Teen girl holding a card that says no bullying
It started when I was 12. My parents moved me to a Christian private school because my brother had issues with a local middle school and had thrived from his own move their two years prior. However, my brother and I were very different people, and while the move was great for him, it nearly killed me. On multiple levels.

There were only 19 kids in the whole seventh grade…and 15 of them were girls– girls who had mostly grown up with each other in the same class since kindergarten. Here I was–new. New and “weird” according to them. They’d spend hours arguing over whose shoes were the whitest. Mine weren’t even white. Obviously I was a freak. I was the kid who enjoyed school and got good grades and had horrible fears over breaking the rules.

It started small at first. Any time I’d open my mouth, I was met with an eye roll. But then the whispers started to grow and paranoia set in. I was assured that I went to school with nice Christian girls. It couldn’t all be bad. It must be in my head.

But then girls put Elmers Glue in my hair. When I asked why, a girl responded, “I didn’t think it would hurt you” and acted like I was crazy for questioning her at all. When I cried, they told me they’d “pray for me.” Yay Christian school.

When we were all standing on a stage during some down time, the girls were doing impressions of movies. I chimed in with my favorite line from “A Bug’s Life” saying, “I am a beautiful butterfly!” (in the funny caterpillar’s voice and everything!). But instead of joining in on the fun like I had hoped, I was met with a girl on either side of me, grabbing me by the arms shouting, “You’re not beautiful!” as they threw me off the stage.

I decided the only way to deal with this sort of environment was to remove myself from it. At first I made friends with the few boys in the class, but the girls ruined that by doing the classic “you must be in love with her” type shenanigans and all my guy friends refused to talk to me too.

So, I hung out with the older students–some as old as juniors who thought having a pet seventh grader to protect was charming. But somehow the mean girls in my seventh grade class tried to ruin that for me too. I’ll never forget on Valentine’s Day when the carnation fundraiser was delivered and I somehow had the most flowers in the class. The popular girl with the second most looked at me with utter disgust and explained that none of mine counted because they weren’t from hot guys.
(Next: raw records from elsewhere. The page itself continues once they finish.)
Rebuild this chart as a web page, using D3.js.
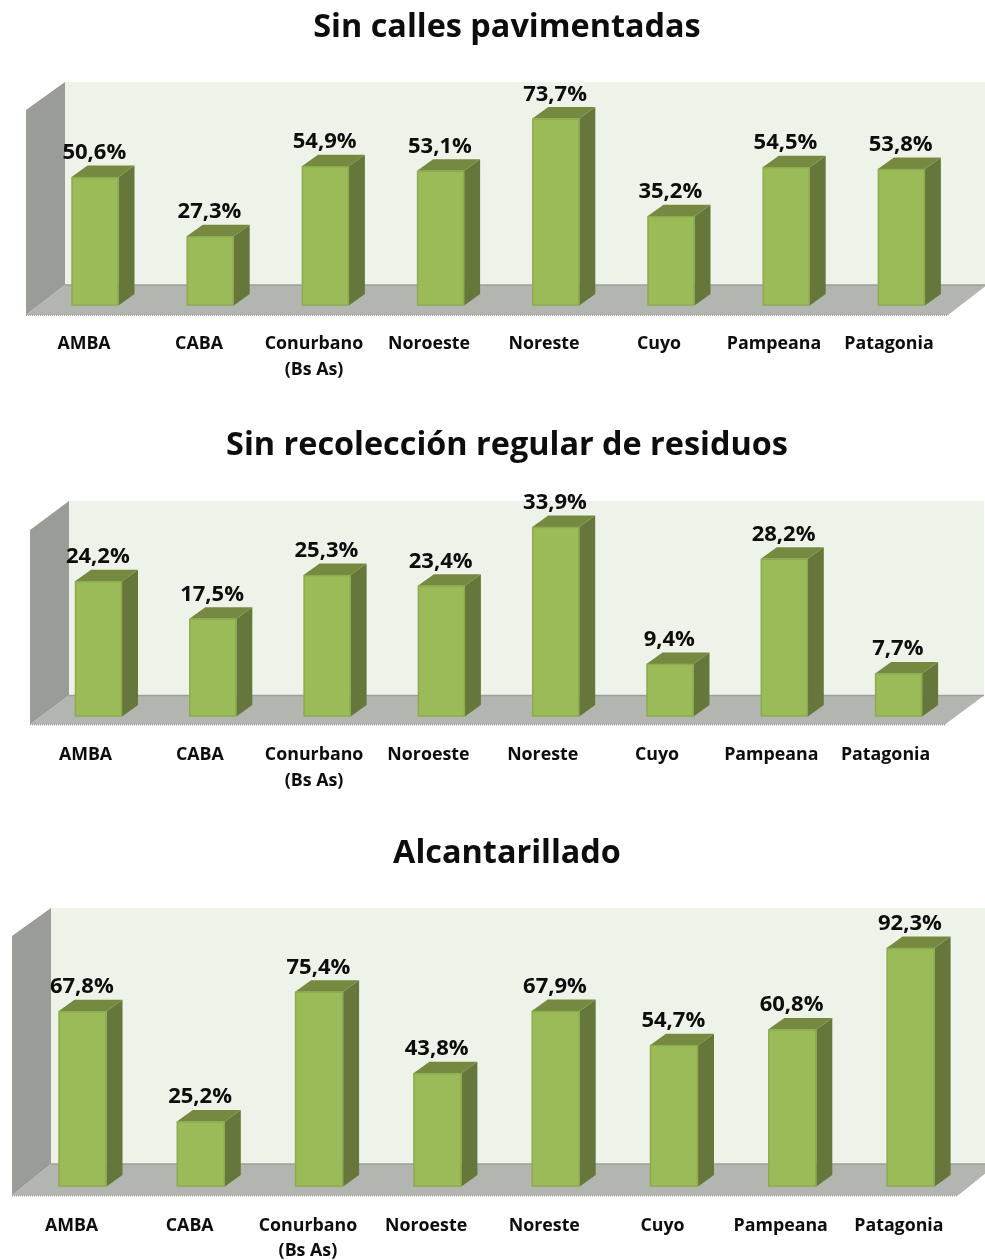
<!DOCTYPE html>
<html><head><meta charset="utf-8">
<script src="https://cdn.jsdelivr.net/npm/d3@7/dist/d3.min.js"></script>
<style>html,body{margin:0;padding:0;background:#fff;overflow:hidden}svg{display:block}
text{font-family:"Open Sans",sans-serif;font-weight:700;fill:#0b0b0b}</style></head>
<body><svg id="c" width="985" height="1260"><defs><filter id="soft" x="0" y="0" width="100%" height="100%"><feGaussianBlur stdDeviation="0.4"/></filter></defs></svg>
<script>
const categories = ["AMBA","CABA","Conurbano\n(Bs As)","Noroeste","Noreste","Cuyo","Pampeana","Patagonia"];
const titles = ["Sin calles pavimentadas","Sin recolección regular de residuos","Alcantarillado"];
const pavimento = [50.6,27.3,54.9,53.1,73.7,35.2,54.5,53.8];
const residuos = [24.2,17.5,25.3,23.4,33.9,9.4,28.2,7.7];
const alcantarillado = [67.8,25.2,75.4,43.8,67.9,54.7,60.8,92.3];
const seriesList = [pavimento,residuos,alcantarillado];

// layout only
const layout = [
 {titleY:37, wl:26, wr:65, top:82, back:285, front:315, leftTop:110, floorR:948, wallR:987, b0:71.5, step:115.2, bw:47, base:305.5, pxMax:187, dMax:73.7, lab:349, labOff:-11.5, labStep:115, gap:26},
 {titleY:455,wl:30, wr:69, top:501,back:695.5, front:724.5, leftTop:530, floorR:945, wallR:984, b0:75, step:114.3, bw:47, base:716.5, pxMax:189.5, dMax:33.9, lab:760, labOff:-13.5, labStep:114.3, gap:26},
 {titleY:863,wl:12, wr:51, top:908,back:1164,front:1195.5,leftTop:936, floorR:958, wallR:997, b0:58.5, step:118.3, bw:48, base:1186.5,pxMax:238.5, dMax:92.3, lab:1230.5,labOff:-11.5, labStep:118.2, gap:25}
];
const dx=16, dy=-11.5;
const svg=d3.select("#c");
const fmt=v=>v.toFixed(1).replace(".",",")+"%";
const line=d3.line();

seriesList.forEach((vals,i)=>{
  const L=layout[i];
  const g=svg.append("g").attr("filter","url(#soft)");
  const n=categories.length;
  const x=d3.scaleBand().domain(categories).range([L.b0,L.b0+L.step*(n-1)+L.bw]).paddingInner(1-L.bw/L.step).paddingOuter(0).align(0);
  const y=d3.scaleLinear().domain([0,L.dMax]).range([L.base,L.base-L.pxMax]);

  g.append("text").attr("x",507).attr("y",L.titleY).attr("text-anchor","middle").attr("font-size",32.4).text(titles[i]);

  // walls
  g.append("rect").attr("x",L.wr).attr("y",L.top).attr("width",L.wallR-L.wr).attr("height",L.back-L.top).attr("fill","#eef3e9");
  g.append("path").attr("d",line([[L.wl,L.leftTop],[L.wr,L.top],[L.wr,L.back],[L.wl,L.front]])+"Z").attr("fill","#9a9c97");
  g.append("path").attr("d",line([[L.wl,L.front],[L.wr,L.back],[L.wallR,L.back],[L.floorR,L.front]])+"Z").attr("fill","#b3b5b0");
  g.append("path").attr("d",line([[L.wr,L.back],[L.wallR,L.back]])).attr("stroke","#9ea09a").attr("stroke-width",1.5);
  g.append("path").attr("d",line([[L.wl,L.front],[L.floorR,L.front]])).attr("stroke","#a2a4a0").attr("stroke-width",2).attr("stroke-dasharray","1 1");
  g.append("path").attr("d",line([[L.wl,L.leftTop],[L.wl,L.front]])).attr("stroke","#a2a4a0").attr("stroke-width",2).attr("stroke-dasharray","1 1");

  // bars
  const bars=g.selectAll("g.bar").data(vals).join("g").attr("class","bar");
  const w=x.bandwidth();
  const X=(d,k)=>x(categories[k]);
  bars.append("path").attr("fill","#66773a").attr("d",(d,k)=>line([[X(d,k)+w,y(d)],[X(d,k)+w+dx,y(d)+dy],[X(d,k)+w+dx,y(0)+dy],[X(d,k)+w,y(0)]])+"Z");
  bars.append("path").attr("fill","#76893f").attr("d",(d,k)=>line([[X(d,k),y(d)],[X(d,k)+dx,y(d)+dy],[X(d,k)+w+dx,y(d)+dy],[X(d,k)+w,y(d)]])+"Z");
  bars.append("rect").attr("x",(d,k)=>X(d,k)+.5).attr("y",d=>y(d)+.5).attr("width",w-1).attr("height",d=>y(0)-y(d)-1)
      .attr("fill","#9bbb59").attr("stroke","#8cab4e").attr("stroke-width",1.5);
  bars.append("text").attr("x",(d,k)=>X(d,k)+w/2-0.7).attr("y",d=>y(d)-18).attr("text-anchor","middle").attr("font-size",22).text(fmt);

  // category axis
  const ax=d3.scalePoint().domain(categories).range([L.b0+w/2+L.labOff,L.b0+w/2+L.labOff+L.labStep*(n-1)]);
  const axisG=g.append("g").attr("transform",`translate(0,${L.lab})`).call(d3.axisBottom(ax).tickSize(0).tickPadding(0));
  axisG.select(".domain").remove();
  axisG.selectAll("text").attr("font-size",17.8).attr("dy",0).attr("y",0).attr("fill","#0b0b0b")
    .style("font-family",'"Open Sans",sans-serif').style("font-weight",700)
    .each(function(d){
      const parts=d.split("\n"), t=d3.select(this).text(null);
      parts.forEach((p,j)=>t.append("tspan").attr("x",0).attr("y",j*L.gap).text(p));
    });
});
</script></body></html>
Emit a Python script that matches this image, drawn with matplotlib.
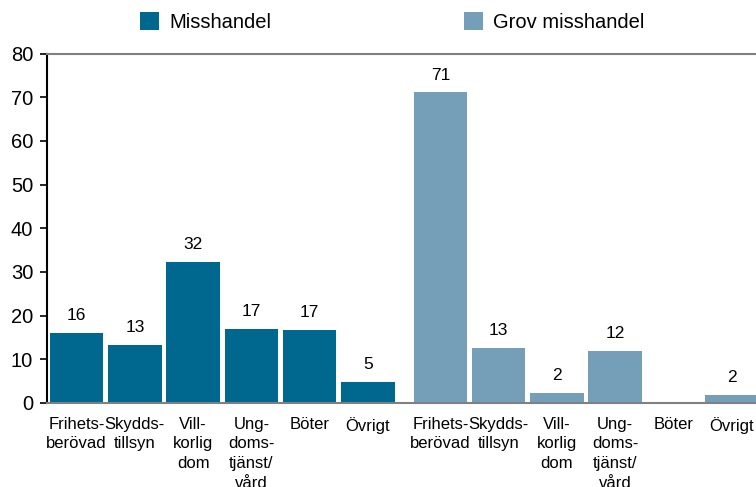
import numpy as np
import matplotlib.pyplot as plt

plt.rcParams['font.family'] = ['Liberation Sans', 'DejaVu Sans']

# data
categories = ['Frihets-\nberövad', 'Skydds-\ntillsyn', 'Vill-\nkorlig\ndom',
              'Ung-\ndoms-\ntjänst/\nvård', 'Böter', 'Övrigt']
misshandel = [16.1, 13.3, 32.3, 16.9, 16.7, 4.8]
misshandel_labels = ['16', '13', '32', '17', '17', '5']
grov = [71.1, 12.7, 2.3, 11.9, 0, 1.8]
grov_labels = ['71', '13', '2', '12', '', '2']
series_names = ['Misshandel', 'Grov misshandel']

c_dark = '#00688f'
c_light = '#759fb9'

fig = plt.figure(figsize=(7.56, 4.87), dpi=100)
ax = fig.add_axes([47 / 756, (487 - 403) / 487, 1 - 47 / 756, (403 - 53.5) / 487])

x1 = np.arange(len(categories))
x2 = x1 + 6.25
w = 0.92

b1 = ax.bar(x1, misshandel, width=w, color=c_dark, label=series_names[0])
b2 = ax.bar(x2, grov, width=w, color=c_light, label=series_names[1])

for bars, labs in [(b1, misshandel_labels), (b2, grov_labels)]:
    for b, t in zip(bars, labs):
        if t:
            ax.annotate(t, (b.get_x() + b.get_width() / 2, b.get_height()),
                        xytext=(0, 7), textcoords='offset points',
                        ha='center', va='bottom', fontsize=12.5)

ax.set_ylim(0, 80)
ax.set_yticks(range(0, 81, 10))
ax.set_xlim(-0.51, 11.67)
ax.set_xticks(list(x1) + list(x2))
ax.set_xticklabels(categories * 2, fontsize=12, va='top', linespacing=1.38)
ax.tick_params(axis='x', length=0, pad=10)
ax.tick_params(axis='y', length=5, width=1.2, pad=5, labelsize=14.5, color='black')

ax.spines['right'].set_visible(False)
ax.spines['left'].set_color('black')
ax.spines['left'].set_linewidth(1.5)
for s in ['top', 'bottom']:
    ax.spines[s].set_color('#808080')
    ax.spines[s].set_linewidth(1.5)
ax.spines['bottom'].set_zorder(5)

fig.legend(handles=[b1, b2], labels=series_names, loc='upper left',
           bbox_to_anchor=(122 / 756, 1.012), ncol=2, frameon=False,
           fontsize=14.5, handlelength=0.95, handleheight=1.0,
           handletextpad=0.5, columnspacing=9.55)

fig.savefig('out.png', dpi=100)
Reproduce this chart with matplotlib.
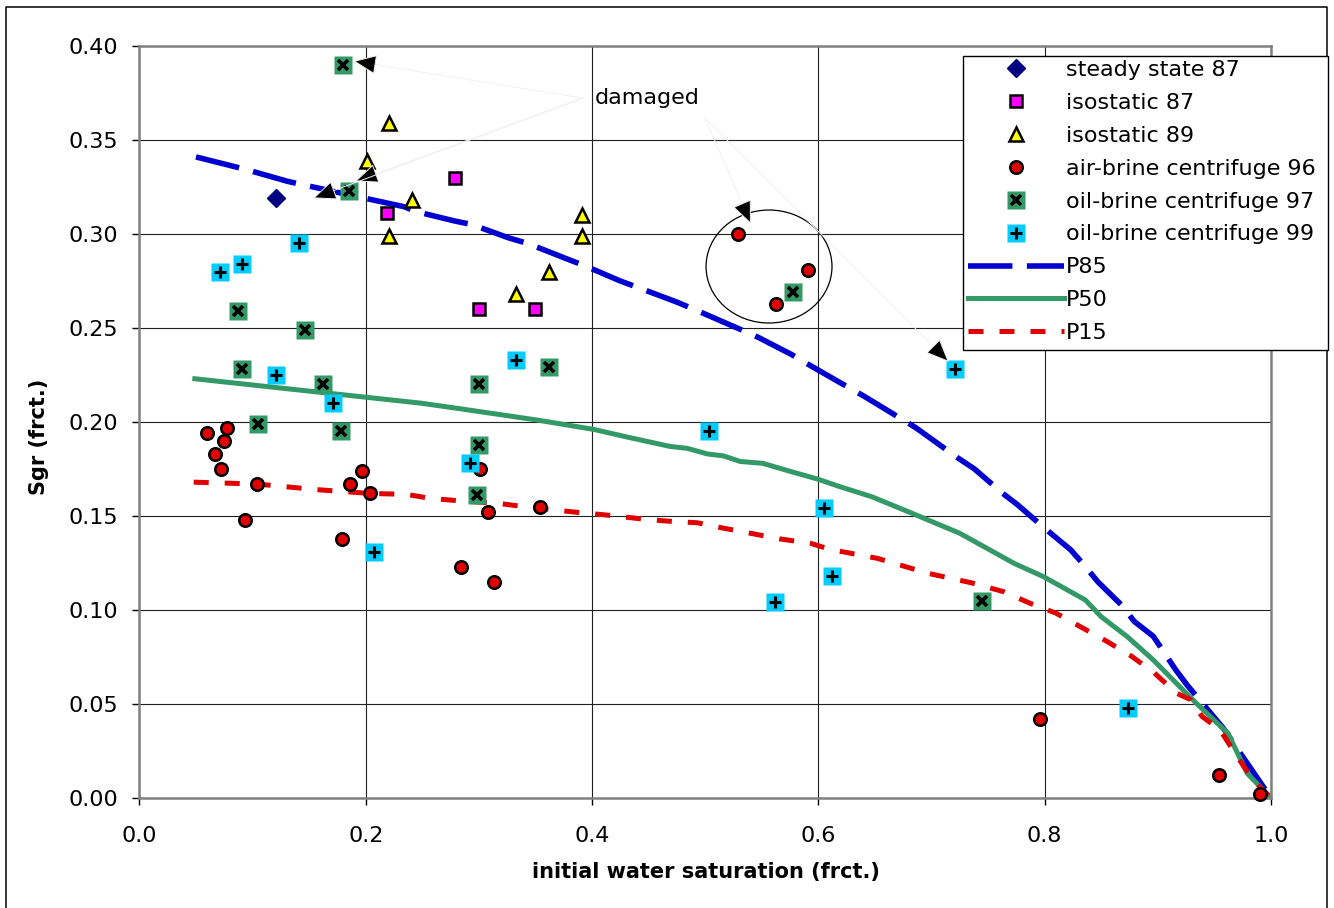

Ridiculous. But stupid seventh grade me believed them.

Seventh grade me looked at my flowers and believed they were worthless. What should have been a symbol of the friendships I did have somehow got tainted by the words of a kid that I chose to believe.

That’s the worst part of bullying. It’s the way people get inside your head and steal who you are, they steal your joy, and somehow take your identity and make you think it’s something else.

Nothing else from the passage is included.